Frameline sends LGBT films to CA schools

Audiences attending the annual San Francisco LGBT film festival often wonder if the films they are seeing will receive wider distribution.

The answer, at least for a few films shown at Frameline, is that they will be distributed for free to hundreds of schools throughout California for teachers and LGBT student groups to screen.

The program, known as Youth in Motion, launched in 2008 and has released eight DVDs – five of which are compilations of shorter films – that come with curriculum and action guides that provide suggestions for how to teach or discuss the films.

"We try to be very mindful and pick films that are representing a lot of different types of stories and balance culture," explained Alexis Whitham, Frameline's educational programming and acquisitions manager. "We are trying to talk to teachers and students to see what they want and need."

One of two selections in 2010 was Brother Outsider: The Life of Bayard Rustin, a 2002 film about the out gay black man who was a close confidante of the Reverend Dr. Martin Luther King Jr. and helped organize the 1963 civil rights march on Washington, D.C.


"I'm extremely grateful for your program, the films, and the curriculum and action guides, which were particularly helpful in discussing the meaning of gender before viewing," stated Speller, identified as a gay-straight alliance adviser at El Camino High School in South San Francisco. "Film is a powerful resource in the classroom, and students' media literacy is more developed and astute than many adults realize. These shorts make a topic that would be tricky to discuss so much more accessible through the narratives and media."

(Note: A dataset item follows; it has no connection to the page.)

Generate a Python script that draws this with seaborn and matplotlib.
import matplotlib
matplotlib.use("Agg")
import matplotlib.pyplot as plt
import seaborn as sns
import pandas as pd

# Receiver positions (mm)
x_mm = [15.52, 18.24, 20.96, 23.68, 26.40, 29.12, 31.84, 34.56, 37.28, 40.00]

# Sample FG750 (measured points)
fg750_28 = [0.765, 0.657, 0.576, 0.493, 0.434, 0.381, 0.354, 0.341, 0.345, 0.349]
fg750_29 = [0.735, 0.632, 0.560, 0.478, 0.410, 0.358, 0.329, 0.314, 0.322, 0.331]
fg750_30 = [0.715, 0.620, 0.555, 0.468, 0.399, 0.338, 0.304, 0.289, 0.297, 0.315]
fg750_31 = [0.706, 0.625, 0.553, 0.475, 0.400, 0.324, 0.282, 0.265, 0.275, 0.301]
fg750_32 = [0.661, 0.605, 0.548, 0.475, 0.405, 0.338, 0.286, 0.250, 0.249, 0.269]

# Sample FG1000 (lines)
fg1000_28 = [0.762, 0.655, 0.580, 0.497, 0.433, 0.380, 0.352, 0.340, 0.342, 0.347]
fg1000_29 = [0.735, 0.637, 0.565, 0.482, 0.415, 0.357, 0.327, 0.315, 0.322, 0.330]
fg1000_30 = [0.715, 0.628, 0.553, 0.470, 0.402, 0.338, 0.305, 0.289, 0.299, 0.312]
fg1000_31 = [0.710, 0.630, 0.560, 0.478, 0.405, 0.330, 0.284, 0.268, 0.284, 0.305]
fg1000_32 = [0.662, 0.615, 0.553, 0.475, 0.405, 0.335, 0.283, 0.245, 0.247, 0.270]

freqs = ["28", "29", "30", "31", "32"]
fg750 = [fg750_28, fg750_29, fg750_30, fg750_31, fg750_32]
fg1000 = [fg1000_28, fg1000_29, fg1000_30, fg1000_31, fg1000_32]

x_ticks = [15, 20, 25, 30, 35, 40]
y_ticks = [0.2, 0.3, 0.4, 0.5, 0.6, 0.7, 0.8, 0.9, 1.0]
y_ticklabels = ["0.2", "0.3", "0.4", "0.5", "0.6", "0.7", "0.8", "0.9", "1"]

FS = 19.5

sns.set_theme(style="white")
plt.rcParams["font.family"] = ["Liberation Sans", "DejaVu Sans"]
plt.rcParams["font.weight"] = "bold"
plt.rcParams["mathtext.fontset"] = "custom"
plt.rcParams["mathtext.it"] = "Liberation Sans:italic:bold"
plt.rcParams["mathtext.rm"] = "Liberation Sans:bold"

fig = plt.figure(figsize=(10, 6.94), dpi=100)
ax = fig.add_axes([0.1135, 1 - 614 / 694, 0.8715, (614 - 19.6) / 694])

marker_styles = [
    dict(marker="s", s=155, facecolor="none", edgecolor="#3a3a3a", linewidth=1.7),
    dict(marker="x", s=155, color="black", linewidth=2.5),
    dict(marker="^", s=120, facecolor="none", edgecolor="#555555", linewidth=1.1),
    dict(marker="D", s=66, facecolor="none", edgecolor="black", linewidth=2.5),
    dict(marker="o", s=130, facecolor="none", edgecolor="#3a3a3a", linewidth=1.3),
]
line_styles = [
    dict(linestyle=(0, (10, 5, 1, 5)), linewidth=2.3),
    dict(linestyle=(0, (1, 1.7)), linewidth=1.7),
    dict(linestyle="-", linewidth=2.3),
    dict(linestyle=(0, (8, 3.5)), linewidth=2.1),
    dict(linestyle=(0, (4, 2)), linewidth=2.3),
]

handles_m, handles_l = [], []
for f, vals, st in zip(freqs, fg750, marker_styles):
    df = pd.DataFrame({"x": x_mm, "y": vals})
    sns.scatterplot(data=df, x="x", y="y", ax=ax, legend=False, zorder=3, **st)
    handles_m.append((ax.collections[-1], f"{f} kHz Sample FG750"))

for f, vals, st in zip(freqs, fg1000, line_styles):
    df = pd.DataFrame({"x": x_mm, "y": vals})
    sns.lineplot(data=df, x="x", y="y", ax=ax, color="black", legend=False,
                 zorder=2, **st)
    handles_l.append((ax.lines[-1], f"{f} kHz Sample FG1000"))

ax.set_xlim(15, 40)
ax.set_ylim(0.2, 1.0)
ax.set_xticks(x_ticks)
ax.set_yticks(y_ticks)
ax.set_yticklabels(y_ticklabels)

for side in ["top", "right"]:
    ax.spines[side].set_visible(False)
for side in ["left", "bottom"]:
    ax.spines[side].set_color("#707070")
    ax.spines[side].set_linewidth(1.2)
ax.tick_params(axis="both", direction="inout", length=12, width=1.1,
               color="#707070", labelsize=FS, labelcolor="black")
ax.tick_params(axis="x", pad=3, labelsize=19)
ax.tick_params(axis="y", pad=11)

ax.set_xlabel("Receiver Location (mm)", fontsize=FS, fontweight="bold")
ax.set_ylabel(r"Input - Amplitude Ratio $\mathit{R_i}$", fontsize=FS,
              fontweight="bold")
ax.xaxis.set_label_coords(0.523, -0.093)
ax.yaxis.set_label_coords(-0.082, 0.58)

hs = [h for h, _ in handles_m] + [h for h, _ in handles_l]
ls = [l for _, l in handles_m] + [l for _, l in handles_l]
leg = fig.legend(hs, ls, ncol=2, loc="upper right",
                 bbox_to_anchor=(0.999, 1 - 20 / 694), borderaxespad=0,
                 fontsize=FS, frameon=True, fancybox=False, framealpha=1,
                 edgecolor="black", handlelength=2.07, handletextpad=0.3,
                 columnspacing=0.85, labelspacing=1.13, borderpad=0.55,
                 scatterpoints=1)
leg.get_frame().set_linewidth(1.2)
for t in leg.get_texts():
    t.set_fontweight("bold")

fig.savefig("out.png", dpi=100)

A joint project between Frameline and the Gay-Straight Alliance Network, the two organizations are now rolling out the program nationwide. In July a new collection of short films, likely eight total, will be selected for the next Youth in Motion DVD release that will be sent to schools outside of California for the first time.

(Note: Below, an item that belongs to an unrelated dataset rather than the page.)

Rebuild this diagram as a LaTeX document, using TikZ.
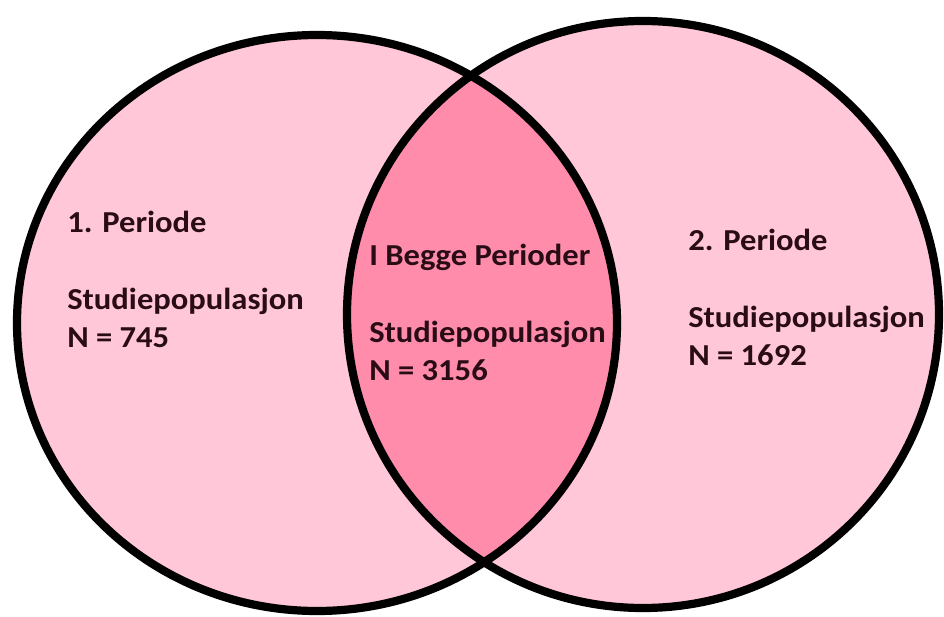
\documentclass[tikz,border=0pt]{standalone}
\usepackage{fontspec}
\setmainfont{Carlito}
\usepackage{tikz}
\usetikzlibrary{positioning}
\definecolor{pinklight}{HTML}{FFC7D8}
\definecolor{pinkdeep}{HTML}{FF8CAB}
\definecolor{inkdark}{HTML}{2A0C16}

\tikzset{
    venntext/.style={anchor=base west, align=left, text=inkdark, xscale=1.07,
        font=\bfseries\fontsize{26}{31.6}\selectfont, inner sep=0pt},
    rim/.style={black, line width=7pt}
}

\begin{document}
\begin{tikzpicture}[x=0.03cm, y=-0.03cm]
    \useasboundingbox (0,0) rectangle (944,617);
    % 1. Circles
    \fill[pinklight] (317,323) ellipse [x radius=300, y radius=288];
    \fill[pinklight] (643,314.5) ellipse [x radius=296, y radius=293.5];
    \begin{scope}
        \clip (317,323) ellipse [x radius=300, y radius=288];
        \fill[pinkdeep] (643,314.5) ellipse [x radius=296, y radius=293.5];
    \end{scope}
    \draw[rim] (317,323) ellipse [x radius=300, y radius=288];
    \draw[rim] (643,314.5) ellipse [x radius=296, y radius=293.5];

    % 2. Labels (anchored at the last line)
    \node[venntext] (first) at (67,347) {1. Periode\\[1.2cm]Studiepopulasjon\\N = 745};
    \node[venntext] (both) at (369,380) {I Begge Perioder\\[1.2cm]Studiepopulasjon\\N = 3156};
    \node[venntext] (second) at (688,365) {2. Periode\\[1.2cm]Studiepopulasjon\\N = 1692};
\end{tikzpicture}
\end{document}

Until now, said Whitham, "We have had trouble figuring out how to do it nationally."

A private funder has stepped up to help pay for the national rollout, and the plan is to send a copy of the DVD to every school with a GSA.

"We find that teachers need resources and development. We are trying to create resources and be a clearinghouse that teachers can use," GSA Network research manager Hilary Burdge said earlier this year at a program about LGBT films in schools hosted by the San Francisco Library.